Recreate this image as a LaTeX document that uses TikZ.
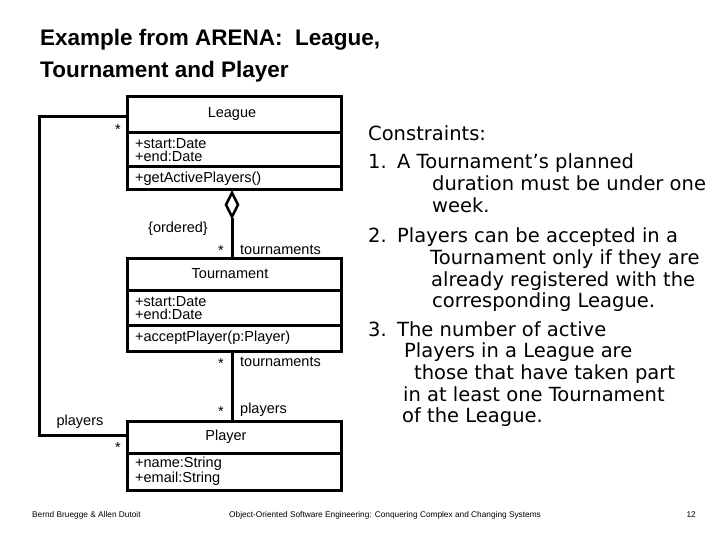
\documentclass[tikz,border=0pt]{standalone}
\usepackage{fontspec}
\setmainfont{Liberation Sans}
\newfontfamily\verd{DejaVu Sans}
\usetikzlibrary{shapes.geometric}
\begin{document}
\begin{tikzpicture}[x=1pt,y=-1pt,
  box/.style={draw,line width=3pt},
  wire/.style={line width=3pt},
  lbl/.style={font=\fontsize{14.5}{15}\selectfont,inner sep=0pt},
  cls/.style={font=\fontsize{14.5}{13}\selectfont,inner sep=0pt,anchor=west,align=left},
  con/.style={font=\verd\fontsize{19.5}{21.7}\selectfont,inner sep=0pt,anchor=base west}]
\useasboundingbox (0,0) rectangle (720,540);
% title
\node[anchor=base west,inner sep=0pt,font=\bfseries\fontsize{22.5}{27}\selectfont] (title1) at (40,46) {Example from ARENA:\ \ League,};
\node[anchor=base west,inner sep=0pt,font=\bfseries\fontsize{22.5}{27}\selectfont] (title2) at (40,78) {Tournament and Player};
% League
\draw[box] (127,97) rectangle (341,190);
\draw[wire] (127,133) -- (341,133);
\draw[wire] (127,167) -- (341,167);
\node[lbl] (lg) at (232,114) {League};
\node[cls] (lga) at (135,150) {+start:Date\\+end:Date};
\node[cls] (lgo) at (135,179) {+getActivePlayers()};
% Tournament
\draw[box] (127,258) rectangle (341,351);
\draw[wire] (127,290) -- (341,290);
\draw[wire] (127,325) -- (341,325);
\node[lbl] (tn) at (230,274) {Tournament};
\node[cls] (tna) at (135,308) {+start:Date\\+end:Date};
\node[cls] (tno) at (135,338) {+acceptPlayer(p:Player)};
% Player
\draw[box] (127,421) rectangle (341,490);
\draw[wire] (127,453) -- (341,453);
\node[lbl] (pl) at (226,437) {Player};
\node[cls] (pla) at (135,471) {+name:String\\+email:String};
% aggregation
\node[diamond,draw,line width=2.5pt,minimum width=13pt,minimum height=25pt,inner sep=0pt,anchor=north] (dia) at (232,191) {};
\coordinate (tt) at (232,258);
\coordinate (tb) at (232,351);
\coordinate (pt) at (232,421);
\draw[wire] (dia.south) -- (tt);
\draw[wire] (tb) -- (pt);
\coordinate (l1) at (127,117);
\coordinate (l2) at (39,117);
\coordinate (l3) at (39,435);
\coordinate (l4) at (127,435);
\draw[wire] (l1) -- (l2) -- (l3) -- (l4);
\node[lbl] (s1) at (118,130) {*};
\node[lbl] (s2) at (118,448) {*};
\node[lbl] (pls) at (80,422) {players};
\node[lbl] (ord) at (178,229) {\{ordered\}};
\node[lbl] (s3) at (221,251) {*};
\node[lbl,anchor=west] (t1) at (240,250) {tournaments};
\node[lbl] (s4) at (221,364) {*};
\node[lbl,anchor=west] (t2) at (240,362) {tournaments};
\node[lbl] (s5) at (221,412) {*};
\node[lbl,anchor=west] (p2) at (240,410) {players};
% constraints (base line = centre + 7)
\node[con] (c0) at (368,141) {Constraints:};
\node[con] (n1) at (368,169) {1.};
\node[con] (c1) at (397,169) {A Tournament’s planned};
\node[con] (c2) at (432,191) {duration must be under one};
\node[con] (c3) at (432,213) {week.};
\node[con] (n2) at (368,242) {2.};
\node[con] (c4) at (397,242) {Players can be accepted in a};
\node[con] (c5) at (430,264) {Tournament only if they are};
\node[con] (c6) at (431,286) {already registered with the};
\node[con] (c7) at (432,307) {corresponding League.};
\node[con] (n3) at (368,336) {3.};
\node[con] (c8) at (397,336) {The number of active};
\node[con] (c9) at (404,357) {Players in a League are};
\node[con] (c10) at (414,379) {those that have taken part};
\node[con] (c11) at (403,401) {in at least one Tournament};
\node[con] (c12) at (402,422) {of the League.};
% footer
\node[anchor=west,inner sep=0pt,font=\fontsize{8.3}{9}\selectfont] (f1) at (32,515) {Bernd Bruegge \& Allen Dutoit};
\node[anchor=west,inner sep=0pt,font=\fontsize{8.3}{9}\selectfont] (f2) at (229,515) {Object-Oriented Software Engineering: Conquering Complex and Changing Systems};
\node[anchor=east,inner sep=0pt,font=\fontsize{8.3}{9}\selectfont] (f3) at (696,515) {12};
\end{tikzpicture}
\end{document}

·····

> What is needed
Skipping the pictures, transcribe each line above exactly as it appears.

> Exercise result
Recreate this image as a LaTeX document that uses TikZ.
\documentclass[tikz,border=0pt]{standalone}
\usepackage{fontspec}
\setmainfont{Liberation Sans}
\newfontfamily\verd{DejaVu Sans}
\usetikzlibrary{shapes.geometric}
\begin{document}
\begin{tikzpicture}[x=1pt,y=-1pt,
  box/.style={draw,line width=3pt},
  wire/.style={line width=3pt},
  lbl/.style={font=\fontsize{14.5}{15}\selectfont,inner sep=0pt},
  cls/.style={font=\fontsize{14.5}{13}\selectfont,inner sep=0pt,anchor=west,align=left},
  con/.style={font=\verd\fontsize{19.5}{21.7}\selectfont,inner sep=0pt,anchor=base west}]
\useasboundingbox (0,0) rectangle (720,540);
% title
\node[anchor=base west,inner sep=0pt,font=\bfseries\fontsize{22.5}{27}\selectfont] (title1) at (40,46) {Example from ARENA:\ \ League,};
\node[anchor=base west,inner sep=0pt,font=\bfseries\fontsize{22.5}{27}\selectfont] (title2) at (40,78) {Tournament and Player};
% League
\draw[box] (127,97) rectangle (341,190);
\draw[wire] (127,133) -- (341,133);
\draw[wire] (127,167) -- (341,167);
\node[lbl] (lg) at (232,114) {League};
\node[cls] (lga) at (135,150) {+start:Date\\+end:Date};
\node[cls] (lgo) at (135,179) {+getActivePlayers()};
% Tournament
\draw[box] (127,258) rectangle (341,351);
\draw[wire] (127,290) -- (341,290);
\draw[wire] (127,325) -- (341,325);
\node[lbl] (tn) at (230,274) {Tournament};
\node[cls] (tna) at (135,308) {+start:Date\\+end:Date};
\node[cls] (tno) at (135,338) {+acceptPlayer(p:Player)};
% Player
\draw[box] (127,421) rectangle (341,490);
\draw[wire] (127,453) -- (341,453);
\node[lbl] (pl) at (226,437) {Player};
\node[cls] (pla) at (135,471) {+name:String\\+email:String};
% aggregation
\node[diamond,draw,line width=2.5pt,minimum width=13pt,minimum height=25pt,inner sep=0pt,anchor=north] (dia) at (232,191) {};
\coordinate (tt) at (232,258);
\coordinate (tb) at (232,351);
\coordinate (pt) at (232,421);
\draw[wire] (dia.south) -- (tt);
\draw[wire] (tb) -- (pt);
\coordinate (l1) at (127,117);
\coordinate (l2) at (39,117);
\coordinate (l3) at (39,435);
\coordinate (l4) at (127,435);
\draw[wire] (l1) -- (l2) -- (l3) -- (l4);
\node[lbl] (s1) at (118,130) {*};
\node[lbl] (s2) at (118,448) {*};
\node[lbl] (pls) at (80,422) {players};
\node[lbl] (ord) at (178,229) {\{ordered\}};
\node[lbl] (s3) at (221,251) {*};
\node[lbl,anchor=west] (t1) at (240,250) {tournaments};
\node[lbl] (s4) at (221,364) {*};
\node[lbl,anchor=west] (t2) at (240,362) {tournaments};
\node[lbl] (s5) at (221,412) {*};
\node[lbl,anchor=west] (p2) at (240,410) {players};
% constraints (base line = centre + 7)
\node[con] (c0) at (368,141) {Constraints:};
\node[con] (n1) at (368,169) {1.};
\node[con] (c1) at (397,169) {A Tournament’s planned};
\node[con] (c2) at (432,191) {duration must be under one};
\node[con] (c3) at (432,213) {week.};
\node[con] (n2) at (368,242) {2.};
\node[con] (c4) at (397,242) {Players can be accepted in a};
\node[con] (c5) at (430,264) {Tournament only if they are};
\node[con] (c6) at (431,286) {already registered with the};
\node[con] (c7) at (432,307) {corresponding League.};
\node[con] (n3) at (368,336) {3.};
\node[con] (c8) at (397,336) {The number of active};
\node[con] (c9) at (404,357) {Players in a League are};
\node[con] (c10) at (414,379) {those that have taken part};
\node[con] (c11) at (403,401) {in at least one Tournament};
\node[con] (c12) at (402,422) {of the League.};
% footer
\node[anchor=west,inner sep=0pt,font=\fontsize{8.3}{9}\selectfont] (f1) at (32,515) {Bernd Bruegge \& Allen Dutoit};
\node[anchor=west,inner sep=0pt,font=\fontsize{8.3}{9}\selectfont] (f2) at (229,515) {Object-Oriented Software Engineering: Conquering Complex and Changing Systems};
\node[anchor=east,inner sep=0pt,font=\fontsize{8.3}{9}\selectfont] (f3) at (696,515) {12};
\end{tikzpicture}
\end{document}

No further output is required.